Jantung rasanya mau copot, cemas, gelisah, hingga telapak tangan ikut berkeringat. Tentu yang bisa saya lakukan hanyalah berdoa saja, dan merasa heran kok penumpang lain bisa tertidur pulas ya? Saya betul-betul iri kepada penumpang yang dapat dengan mudah tidur saat mengangkasa.
Sepanjang penerbangan yang hanya berkisar 50 menit itu, saya menyaksikan secara dekat kondisi hutan Papua yang masih sangat luas dan alami. Ini karena ketinggian jelajah pesawat hanya sekitar 1 kilometer saja di atas permukaan laut.
Awan yang lumayan tebal serasa di ujung jari saja, ketika pesawat kecil itu menembusnya dengan sedikit goncangan. Bahkan, beberapa kali pesawat seperti "menghilang" saat seluruh bagian pesawat ditutupi awan putih. Jantung kembali terpacu cukup kencang, gelisah tak karu-karuan.
Saya makin was-was lantaran pilot dan co-pilot itu santai-santai saja. Mereka sesekali melirik ke bagian bawah sana, melihat ke kejauhan sambil sesekali mengutak-atik monitor di bagian kokpit mungilnya itu. Tak ada kecemasan di wajah mereka. Bahkan, sang pilot cukup sering menyenderkan lengannya ke sisi pintu pesawat. Mirip supir Metro Mini saat meliuk-liuk di tengah jalanan Jakarta.
Saat yang ditunggu pun tiba. Di kejauhan saya melihat lautan dan sebuah pulau dengan banyak bangunan. Saya tahu pesawat tak lama lagi akan mendarat di Bandara Rendani. Berputar sebentar di atas pantai, pesawat yang kami tumpangi pun mendarat dengan cukup mulus.

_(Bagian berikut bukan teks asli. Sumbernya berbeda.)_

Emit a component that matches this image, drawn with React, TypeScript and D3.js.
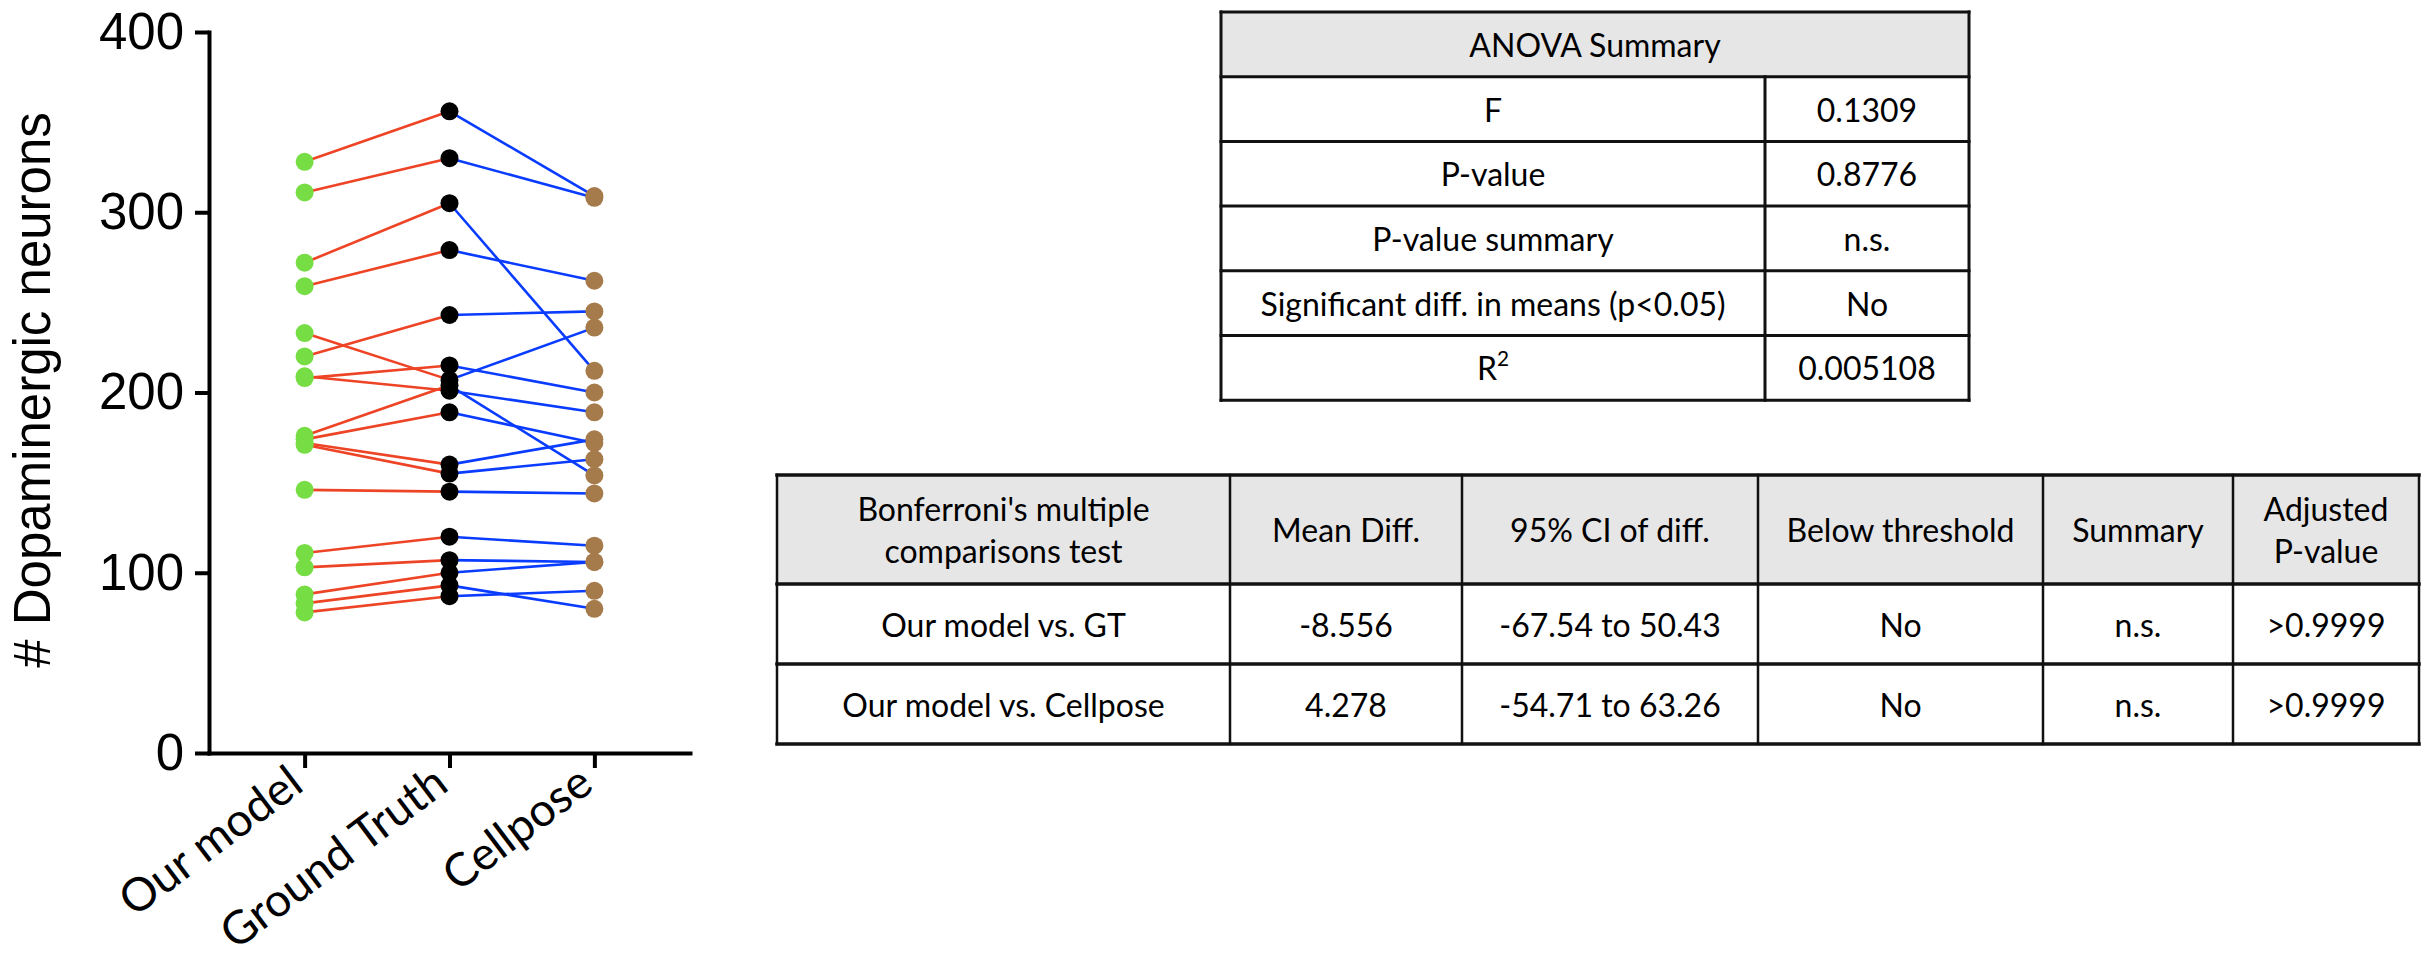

Namun entah mengapa pula, setiap pesawat yang saya tumpangi akan segera mendarat, rasa cemas dan gelisah sepanjang penerbangan sontak mendadak sirna. Digantikan rasa tenang dan nyaman. Tak ingin melewatkan peristiwa langka itu, saya lantas mengabadikan detik-detik bagaimana pesawat kecil itu mendarat dengan sempurna.